Calixto at a Crossroads

A 14-Year-Old Enters High School, Pulled Between Gangs and Dreams

By Darragh Johnson
Washington Post Staff Writer
Sunday, August 28, 2005; Page A01

This altar-boy act has got to go.

"High school's the real deal," the older brother warns. "People don't come up to your face and ask, 'You talkin' about me?' They just beat the [expletive] out of you."


Calixto Salgado
Calixto Salgado blows out his 14th-birthday candles. He is on the threshold of leaving childhood and making some tough choices for himself. (Michael Robinson-Chavez - The Washington Post)

Silently, Calixto Salgado listens, his oversize South Pole tee making him look even thinner than he is.

"When you're at Gaithersburg, you gotta make people respect you." The brother slices his English tough. "Y'know what I'm saying?" Calixto doesn't answer. "If you walk around that school and you look like a little punk" -- like a sweet, weak kid unarmed with strut and glare -- "they're gonna come up and start messing with you."
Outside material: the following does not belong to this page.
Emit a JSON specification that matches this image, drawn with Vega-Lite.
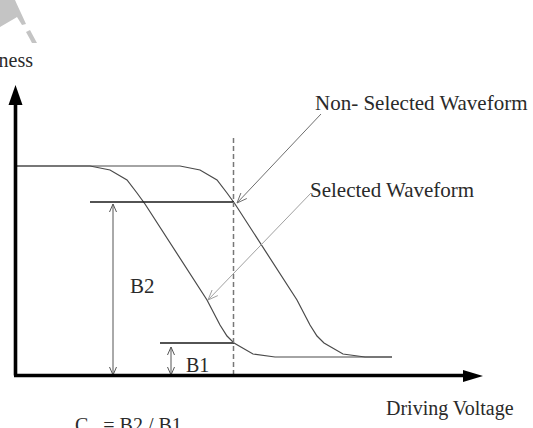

Ever Salgado doesn't explain who "they" are. Calixto already knows: the gangs. Ever has battled them at Gaithersburg High. Now it's Calixto -- deeply spiritual Calixto, whose friends call him "our priest" -- who must be ready to fight.

Staring straight ahead, past the family's five rosaries and the Salvadoran Virgen de la Paz hanging on the kitchen wall, Calixto tucks his fingers between his legs and the wooden chair. He hunches his shoulders toward his ears. He does not want to hear this.

But he fears Ever is right. He trusts his brother to tell him things his parents cannot.

"The kid who wants to ruin himself will ruin himself," his father says, his Spanish rolling. "But the kid who wants to be successful will be successful."

Respectfully, Calixto nods, but later shakes his head. His parents "don't know how it is," he worries. Who is he going to be in high school? Who is he going to make proud -- his brother? His parents? Himself?

Maybe he has a choice.

No, Ever tells him. The choice has already been made.